Wash a load. Offer to do a load or two of laundry. For students who usually do their own, having someone help in a time tight transition assures fresh socks and towels will greet a difficult day.

Fix a favorite. Nourishment when under stress is essential. Cook up a favorite meal and serve with a listening ear. If the young adult lives independently, offer to drop off something special at his or her convenience.

Ask. One of life greatest questions, “How can I help?” can be a blessing in a “give me more” society.

Surprise them. Drop off a surprise—balloon, cookies and cupcakes work well—at your young adult’s home or office, or leave a bouquet of flowers on his or her workspace, even if that workspace is in your home.

Instant message. In the days of instant contact, make it count! Everyone loves to answer the “ping” and read sweet thought.

Empathize. Send a letter or special card, snail mail. We like our inbox messages, but a letter in the mailbox still says, “I care about you!”

Be a study buddy.  When your young adult is studying hard with more assignments on the horizon, offer to work together at a venue away from home. Take your work—even if it is catching up on emails—and accomplish tasks together.  Fresh space speaks fresh mind.

Life can be difficult, transitions tough to tackle. All of us face them.

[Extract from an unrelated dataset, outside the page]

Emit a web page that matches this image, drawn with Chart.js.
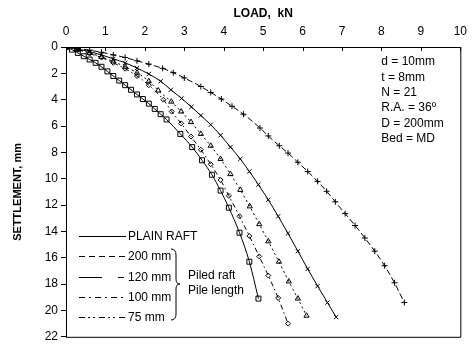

I remember one evening, about a year ago, my then college junior had taken up study camp in his quiet bedroom. I had not seen him in a few hours. Then, out of the corner of my eye, I saw the bedroom door open. He emerged, eyes tired, weary. When he entered the kitchen to refill a water glass, I quickly scooped up a few bite-size chocolates and tip-toed down the hallway. My mission—set a few chocolates on his textbook.

Several minutes later I heard him close his door and then reopen. “Hey, who put these there?”

Mission accomplished. I met him in the hallway. We smiled simultaneously.

No need to exchange words. We both knew.  

Young adults, even good time managers and planners, will face transitions and decisions—a natural part of life. As parents when we walk with our young adults, offering words of endearment, a shoulder to hug, an ear to listen, a prayer to share, we are model what walking with someone through difficulty looks and feels like.

As with anything in life, balance and prayerful consideration is needed. We cannot do their course work, take their online exams or show up at important meetings. Most importantly, we cannot fix their mistakes or solve their problems. And if we attempted a rescue, often the solution or answer we fashion is limited to our perspective or vantage point. How much better to help the young adult process the situation and allow them to work out a solution?

Lessen stress of life decisions and transitions, patting a back or offering help. Build confidence, commenting on a character attribute. Fill the holes of doubt with words of affirmation and hope. In doing so, young adults learn how to walk through transitions and decisions with someone by their side, and will be better equipped to stand alongside someone else in the future.